Haris dan Fatia Dinyatakan Bebas dari Tuduhan Pencemaran Nama Baik

Sidang Haris dan Fatia
(ANTARA Foto | M RisyalHidayat)

SUBANG, TINTAHIJAU.com – Pada Senin, 8 Januari 2024, Pengadilan Negeri Jakarta Timur menyatakan Haris Azhar dan Fatia Maulidiyanti tidak terbukti melakukan pencemaran nama baik terhadap Menteri Koordinator Kemaritiman dan Investasi, Luhut Binsar Pandjaitan.

Seperti dilansir di laman detikcom, dikutip Senin (8/1/2024) Baik Haris dan Fatia, Keduanya divonis bebas dengan sejumlah pertimbangan yang diungkapkan oleh majelis hakim.

Pertimbangan utama dalam putusan tersebut adalah penilaian bahwa frasa “Lord Luhut” yang digunakan oleh Haris Azhar tidak dianggap sebagai penghinaan terhadap Luhut. Hakim menyatakan bahwa penggunaan kata ‘Lord’ sebelum nama saksi Luhut Binsar Pandjaitan sudah lazim digunakan oleh media online dan tidak menimbulkan masalah bagi yang bersangkutan.

“Hakim menilai kata ‘Lord’ pada saksi Luhut Binsar Pandjaitan bukanlah dimaksud sebagai suatu penghinaan atau pencemaran nama baik,” ungkap hakim.

Hakim juga menjelaskan bahwa kata ‘Lord’ memiliki arti ‘Yang Mulia’ dalam bahasa Inggris dan lebih merujuk pada jabatan sebagai seorang menteri dalam kabinet negara daripada sebagai penghinaan terhadap pribadi Luhut Binsar Pandjaitan.

Pembicaraan dalam podcast Haris Azhar, yang membahas relasi ekonomi-ops militer di Intan Jaya, Papua, juga dianggap sebagai hasil kajian cepat dari sejumlah LSM yang bergerak di bidang lingkungan dan pertambangan.

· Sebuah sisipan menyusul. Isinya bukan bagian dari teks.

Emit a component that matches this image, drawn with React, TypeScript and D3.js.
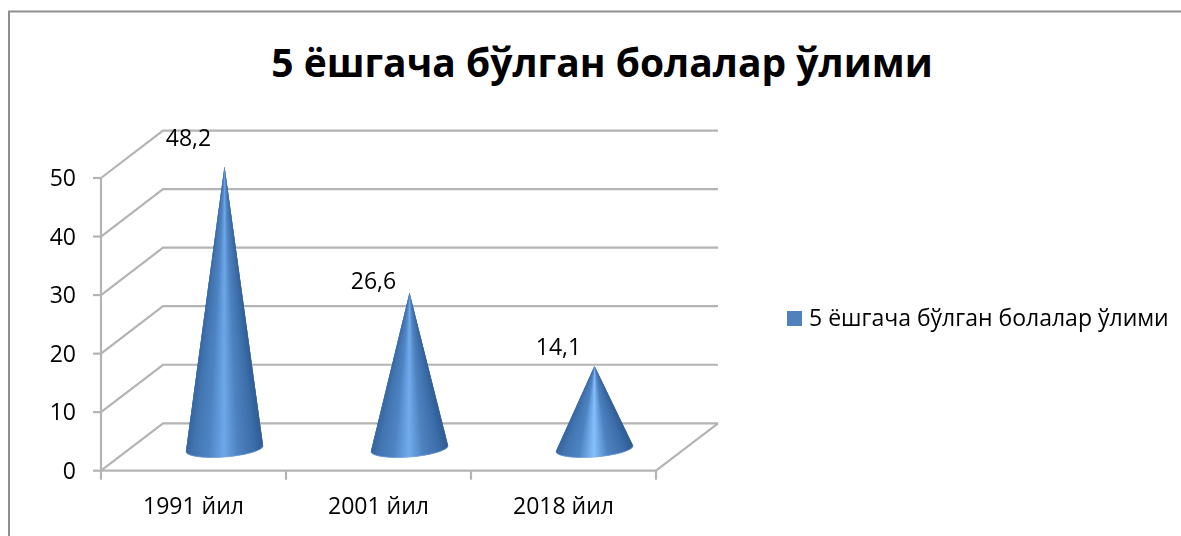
import * as d3 from 'd3';

const categories = ['1991 йил', '2001 йил', '2018 йил'];
const values = [48.2, 26.6, 14.1];
const valueLabels = ['48,2', '26,6', '14,1'];
const yTicks = [0, 10, 20, 30, 40, 50];
const seriesName = '5 ёшгача бўлган болалар ўлими';

const font = "'Open Sans', sans-serif";
const gridColor = '#b4b4b4';

// front wall of the plot and how far the 3d floor goes back
const x = d3.scaleBand().domain(categories).range([101, 656]);
const y = d3.scaleLinear().domain([0, 50]).range([470.7, 178]);
const depth = { dx: 62, dy: -47.4 };

// label nudges from the cone tip, the original has them placed by hand
const labelShift = [-20, -4, -11];
// brightest stop of each cone's shine
const shine = ['#6ea8ea', '#72acee', '#86c0fd'];

const rx = 38.7;
const ry = 8.5;
const tilt = (-4.5 * Math.PI) / 180;

// point on the tilted base ellipse, t runs along its front half
function basePoint(cx: number, cy: number, t: number): [number, number] {
  const ex = rx * Math.cos(t);
  const ey = ry * Math.sin(t);
  return [cx + ex * Math.cos(tilt) - ey * Math.sin(tilt), cy + ex * Math.sin(tilt) + ey * Math.cos(tilt)];
}

function Cone({ cx, cy, tip, highlight }: { cx: number; cy: number; tip: number; highlight: string }) {
  const steps = 120;
  const ts = d3.range(steps + 1).map((i) => (i / steps) * Math.PI);
  const shade = d3
    .scaleLinear<string>()
    .domain([0, 0.1, 0.3, 0.5, 0.68, 0.9, 1])
    .range(['#36669f', '#4275b1', '#4f84c3', highlight, '#4f83c0', '#3b6da8', '#2f5c94']);
  const line = d3.line();
  return (
    <g>
      {ts.slice(0, -1).map((a, i) => {
        const pa = basePoint(cx, cy, a);
        const pb = basePoint(cx, cy, ts[Math.min(i + 3, steps)]);
        const color = shade((pa[0] - (cx - rx)) / (2 * rx));
        // each wedge runs under the next ones so no seams show
        return <path key={a} d={`${line([[cx, tip], pa, pb])}Z`} fill={color} />;
      })}
      <path d={line(ts.map((t) => basePoint(cx, cy, t)))!} fill="none" stroke="#7fa9dc" strokeWidth={1} opacity={0.7} />
    </g>
  );
}

export default function App() {
  const [x0, x1] = x.range();
  const floor = y(0);
  const coneY = (v: number) => y(v) + depth.dy / 2 + 1.5;

  return (
    <svg
      width={1181}
      height={536}
      style={{ position: 'absolute', left: 0, top: 0, background: '#fff' }}
      fontFamily={font}
    >
      <defs>
        <filter id="soft" x="-5%" y="-5%" width="110%" height="110%">
          <feGaussianBlur stdDeviation="0.6" />
        </filter>
      </defs>

      {/* only top and left of the chart border are in the shot */}
      <path d="M1181,11.5H9V536" fill="none" stroke="#8f8f8f" strokeWidth={2} />

      <text x={602} y={77} textAnchor="middle" fontSize={39} fontWeight={700} fill="#000">
        {seriesName}
      </text>

      <g filter="url(#soft)" fill="none" stroke={gridColor} strokeWidth={2.2}>
        {yTicks.map((t) => (
          <path key={t} d={`M${x0},${y(t)}L${x0 + depth.dx},${y(t) + depth.dy}H${x1 + depth.dx}`} />
        ))}
        <path d={`M${x1 + depth.dx},${floor + depth.dy}L${x1},${floor}`} />
        <path d={`M${x0},${y(50)}V${floor + 9}`} />
        <path d={`M${x0},${floor}H${x1}`} />
        {yTicks.map((t) => (
          <path key={t} d={`M${x0 - 8},${y(t)}H${x0}`} />
        ))}
        {categories.map((c) => (
          <path key={c} d={`M${x(c)! + x.bandwidth()},${floor}v9`} />
        ))}
      </g>

      <g filter="url(#soft)">
        {categories.map((c, i) => (
          <Cone
            key={c}
            cx={x(c)! + x.bandwidth() / 2 + depth.dx / 2}
            cy={coneY(0)}
            tip={coneY(values[i])}
            highlight={shine[i]}
          />
        ))}
      </g>

      <g fontSize={23} fill="#000" textAnchor="end">
        {yTicks.map((t) => (
          <text key={t} x={76} y={y(t) + 8}>
            {t}
          </text>
        ))}
      </g>
      <g fontSize={23} fill="#000" textAnchor="middle">
        {categories.map((c) => (
          <text key={c} x={x(c)! + x.bandwidth() / 2} y={514}>
            {c}
          </text>
        ))}
        {categories.map((c, i) => (
          <text key={c} x={x(c)! + x.bandwidth() / 2 - 5} y={coneY(values[i]) + labelShift[i]}>
            {valueLabels[i]}
          </text>
        ))}
      </g>

      <rect x={787} y={311} width={15} height={15} fill="#4f81bd" />
      <text x={809} y={326} fontSize={23} fill="#000">
        {seriesName}
      </text>
    </svg>
  );
}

Hakim menekankan bahwa perusahaan yang terkait dengan Luhut memiliki kaitan dengan perusahaan tambang di Papua yang dibahas dalam podcast tersebut.

Berdasarkan pertimbangan ini, hakim menyatakan Haris Azhar dan Fatia tidak terbukti melakukan tindak pidana sebagaimana dakwaan Pasal 27 ayat 3 juncto Pasal 45 ayat 3 UU ITE juncto Pasal 55 ayat 1 ke-1 KUHP.

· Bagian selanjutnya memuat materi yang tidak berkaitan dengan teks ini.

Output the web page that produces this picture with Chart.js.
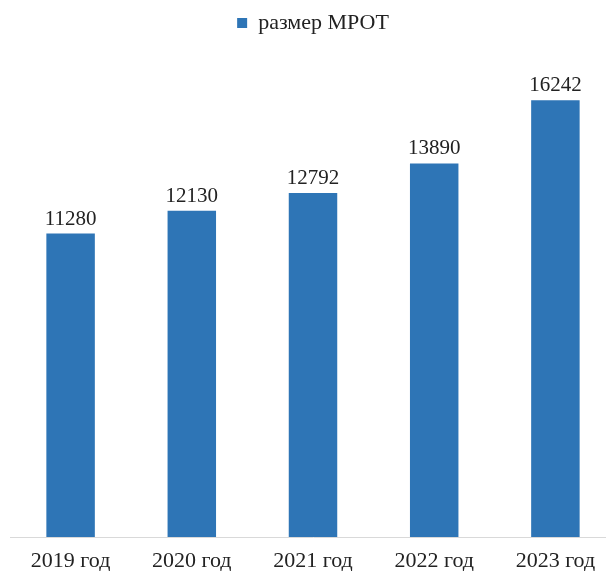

Tidak hanya itu, Haris Azhar juga tidak terbukti melakukan tindak pidana menyebarkan kabar bohong atau menyerang kehormatan pribadi Luhut sesuai dengan Pasal 14 ayat 2 UU 1 Tahun 1946, Pasal 15 UU 1 Tahun 1946, Pasal 310 KUHP ayat 1 KUHP juncto Pasal 55 ayat 1 ke-1 KUHP.

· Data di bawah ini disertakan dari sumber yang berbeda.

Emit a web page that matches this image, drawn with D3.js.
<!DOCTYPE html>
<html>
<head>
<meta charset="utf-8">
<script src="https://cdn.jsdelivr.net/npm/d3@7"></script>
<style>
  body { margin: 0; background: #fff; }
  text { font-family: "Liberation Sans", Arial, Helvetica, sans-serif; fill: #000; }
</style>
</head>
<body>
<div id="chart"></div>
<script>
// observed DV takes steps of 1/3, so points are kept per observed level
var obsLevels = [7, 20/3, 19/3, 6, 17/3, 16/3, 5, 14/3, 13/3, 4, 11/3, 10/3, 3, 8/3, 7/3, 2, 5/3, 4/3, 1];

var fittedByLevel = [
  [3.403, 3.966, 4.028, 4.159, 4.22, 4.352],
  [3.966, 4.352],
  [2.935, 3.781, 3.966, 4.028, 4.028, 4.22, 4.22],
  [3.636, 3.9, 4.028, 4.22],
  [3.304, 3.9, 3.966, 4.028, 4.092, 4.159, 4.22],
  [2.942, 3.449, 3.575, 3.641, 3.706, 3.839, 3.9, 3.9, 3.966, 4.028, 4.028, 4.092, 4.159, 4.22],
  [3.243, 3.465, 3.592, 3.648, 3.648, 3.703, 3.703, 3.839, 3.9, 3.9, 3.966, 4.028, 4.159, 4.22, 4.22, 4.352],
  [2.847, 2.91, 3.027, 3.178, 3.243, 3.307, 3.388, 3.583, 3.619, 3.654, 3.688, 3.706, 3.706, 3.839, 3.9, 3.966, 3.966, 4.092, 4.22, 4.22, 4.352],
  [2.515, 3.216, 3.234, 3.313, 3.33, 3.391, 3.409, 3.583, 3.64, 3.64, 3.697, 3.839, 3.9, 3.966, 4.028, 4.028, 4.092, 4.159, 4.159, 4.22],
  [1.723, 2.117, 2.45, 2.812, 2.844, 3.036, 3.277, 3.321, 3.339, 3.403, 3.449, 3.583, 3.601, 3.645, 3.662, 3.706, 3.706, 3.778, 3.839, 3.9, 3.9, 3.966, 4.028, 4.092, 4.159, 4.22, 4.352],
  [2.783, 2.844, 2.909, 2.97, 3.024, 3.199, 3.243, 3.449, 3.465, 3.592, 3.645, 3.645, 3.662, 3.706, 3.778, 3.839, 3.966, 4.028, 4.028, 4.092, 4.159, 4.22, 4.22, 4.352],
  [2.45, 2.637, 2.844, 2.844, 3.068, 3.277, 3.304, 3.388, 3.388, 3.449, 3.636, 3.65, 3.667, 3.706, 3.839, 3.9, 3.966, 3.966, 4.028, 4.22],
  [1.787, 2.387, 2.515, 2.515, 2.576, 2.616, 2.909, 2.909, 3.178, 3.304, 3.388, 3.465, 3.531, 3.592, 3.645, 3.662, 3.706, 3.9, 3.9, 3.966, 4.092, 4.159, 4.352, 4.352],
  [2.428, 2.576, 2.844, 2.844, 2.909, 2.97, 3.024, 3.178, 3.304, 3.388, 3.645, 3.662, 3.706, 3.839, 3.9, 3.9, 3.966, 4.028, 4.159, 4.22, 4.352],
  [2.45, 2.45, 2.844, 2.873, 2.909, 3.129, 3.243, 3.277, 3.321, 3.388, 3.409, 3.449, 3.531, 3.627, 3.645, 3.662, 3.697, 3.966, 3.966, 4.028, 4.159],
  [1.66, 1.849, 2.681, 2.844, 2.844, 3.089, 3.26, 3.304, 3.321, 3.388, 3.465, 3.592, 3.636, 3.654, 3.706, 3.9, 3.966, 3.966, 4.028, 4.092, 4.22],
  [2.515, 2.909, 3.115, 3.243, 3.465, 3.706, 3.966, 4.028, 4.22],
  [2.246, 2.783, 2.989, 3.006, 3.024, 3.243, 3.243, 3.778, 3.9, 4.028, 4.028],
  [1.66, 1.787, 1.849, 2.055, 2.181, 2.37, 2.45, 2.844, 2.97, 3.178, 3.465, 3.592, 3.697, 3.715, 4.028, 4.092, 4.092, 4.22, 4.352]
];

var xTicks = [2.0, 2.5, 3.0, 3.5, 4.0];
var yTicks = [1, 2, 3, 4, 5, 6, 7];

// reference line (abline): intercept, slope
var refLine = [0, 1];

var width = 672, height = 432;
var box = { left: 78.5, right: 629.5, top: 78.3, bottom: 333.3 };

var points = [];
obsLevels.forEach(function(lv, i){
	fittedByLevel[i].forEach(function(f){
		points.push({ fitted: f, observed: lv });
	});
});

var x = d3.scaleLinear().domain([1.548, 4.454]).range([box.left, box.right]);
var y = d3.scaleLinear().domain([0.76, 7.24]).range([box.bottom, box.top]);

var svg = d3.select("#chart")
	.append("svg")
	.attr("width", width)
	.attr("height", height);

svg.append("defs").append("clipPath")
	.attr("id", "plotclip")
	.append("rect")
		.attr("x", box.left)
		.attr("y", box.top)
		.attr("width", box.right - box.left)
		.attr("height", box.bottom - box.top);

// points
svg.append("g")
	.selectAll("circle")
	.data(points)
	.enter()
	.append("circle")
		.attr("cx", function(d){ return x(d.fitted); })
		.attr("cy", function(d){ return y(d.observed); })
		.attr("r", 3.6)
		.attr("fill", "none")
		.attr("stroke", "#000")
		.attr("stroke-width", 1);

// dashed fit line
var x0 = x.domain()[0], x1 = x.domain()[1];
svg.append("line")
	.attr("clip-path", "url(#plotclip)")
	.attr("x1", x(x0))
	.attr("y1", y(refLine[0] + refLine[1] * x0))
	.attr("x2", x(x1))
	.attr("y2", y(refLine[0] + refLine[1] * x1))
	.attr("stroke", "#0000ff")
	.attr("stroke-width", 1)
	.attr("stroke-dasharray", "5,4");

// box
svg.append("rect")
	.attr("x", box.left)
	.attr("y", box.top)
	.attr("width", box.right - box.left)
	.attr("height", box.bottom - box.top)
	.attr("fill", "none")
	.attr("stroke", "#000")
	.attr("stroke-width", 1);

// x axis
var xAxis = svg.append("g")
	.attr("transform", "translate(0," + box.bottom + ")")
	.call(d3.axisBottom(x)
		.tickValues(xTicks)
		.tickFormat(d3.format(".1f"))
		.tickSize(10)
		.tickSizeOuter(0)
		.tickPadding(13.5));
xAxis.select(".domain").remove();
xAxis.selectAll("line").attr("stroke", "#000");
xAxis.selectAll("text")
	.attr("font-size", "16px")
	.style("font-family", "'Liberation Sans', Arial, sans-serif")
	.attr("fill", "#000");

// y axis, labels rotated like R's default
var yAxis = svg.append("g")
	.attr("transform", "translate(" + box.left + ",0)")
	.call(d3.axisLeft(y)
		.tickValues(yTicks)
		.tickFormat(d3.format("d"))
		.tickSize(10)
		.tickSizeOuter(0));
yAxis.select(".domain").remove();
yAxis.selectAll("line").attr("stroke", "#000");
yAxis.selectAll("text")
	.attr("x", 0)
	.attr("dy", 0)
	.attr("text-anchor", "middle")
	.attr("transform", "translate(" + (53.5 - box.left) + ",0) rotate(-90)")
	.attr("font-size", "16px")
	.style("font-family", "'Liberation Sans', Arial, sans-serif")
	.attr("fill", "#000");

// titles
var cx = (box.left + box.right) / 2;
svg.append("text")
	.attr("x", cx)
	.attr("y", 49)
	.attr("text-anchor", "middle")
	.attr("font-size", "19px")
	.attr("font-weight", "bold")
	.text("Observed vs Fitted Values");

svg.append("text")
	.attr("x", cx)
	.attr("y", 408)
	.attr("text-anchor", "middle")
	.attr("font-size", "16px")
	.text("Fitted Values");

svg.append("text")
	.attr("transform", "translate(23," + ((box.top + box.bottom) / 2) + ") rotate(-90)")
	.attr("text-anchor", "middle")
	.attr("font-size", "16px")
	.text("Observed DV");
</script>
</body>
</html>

Putusan ini disambut baik oleh Haris Azhar dan Fatia Maulidiyanti, sementara jaksa menyatakan perlu waktu untuk memikirkan langkah selanjutnya. Putusan ini menjadi sorotan dalam konteks kebebasan berpendapat dan batasan hukum terkait ekspresi kritis terhadap tokoh publik di Indonesia.